EDD (Earliest Due Date) Rule

1
2
3
4
5
sort jobs so that d1 ≤ ... ≤ dn
f ← 0
for each job i = 1, ..., n do
    s(i) ← f
    f ← f + pi

Correctness Proof

Definition 1. A schedule has idle time if the machine is empty at some time $t$ but has a job scheduled at some $t’ > t$.

Lemma 3. There exists an optimal schedule with no idle time. (Compressing idle time does not increase maximum lateness.)

Definition 2. An inversion $(i,j)$ occurs if job $i$ is scheduled before $j$ but $d_i > d_j$.

Lemma 4. There exists an optimal schedule with no inversions and no idle time.

Proof sketch. If an inversion $(i,j)$ exists, there is an adjacent inversion pair. Swapping them:

  • Jobs other than $i, j$: completion time unchanged.
  • $j$: $\bar{s}(j) = s(i) < s(j)$ so $\bar{\ell}(j) \leq \ell(j) \leq L$.
  • $i$: $\bar{\ell}(i) = \max\lbrace 0, f(j) - d_i\rbrace \leq \max\lbrace 0, f(j) - d_j\rbrace = \ell(j) \leq L$ (since $d_i > d_j$).

Each swap reduces inversions by 1. After at most $\binom{n}{2}$ swaps, we reach an inversion-free schedule. ∎

Lemma 5. All schedules with no inversions and no idle time have the same maximum lateness.

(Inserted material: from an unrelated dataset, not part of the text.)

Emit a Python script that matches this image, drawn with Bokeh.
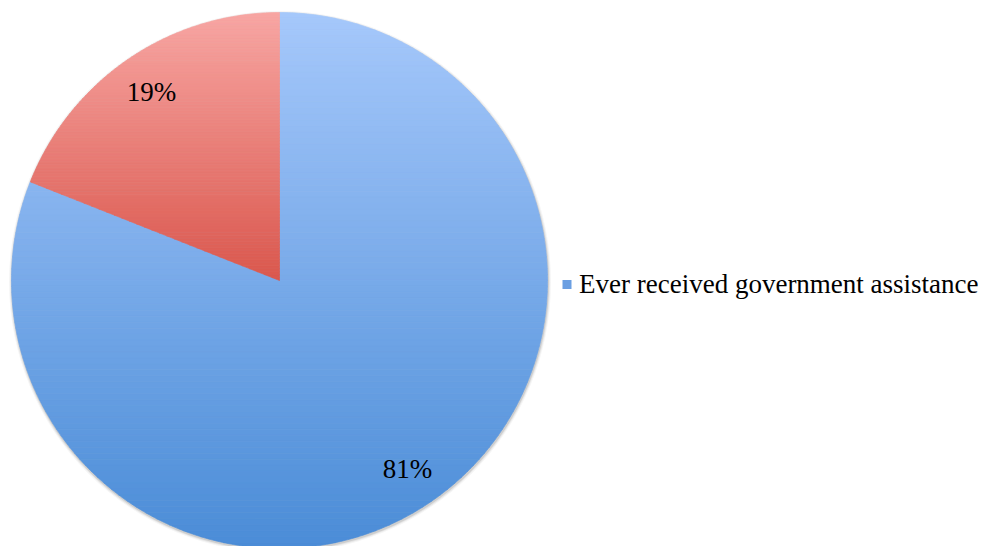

Proof. In any inversion-free schedule, jobs with the same deadline are scheduled consecutively after all earlier-deadline jobs. The last completion time among jobs with deadline $d$ is independent of their internal order, so the maximum lateness is the same. ∎

Theorem 3. The EDD algorithm is correct. (Follows from Lemmas 3, 4, and 5.)

Time complexity: $O(n \log n)$ (dominated by sorting).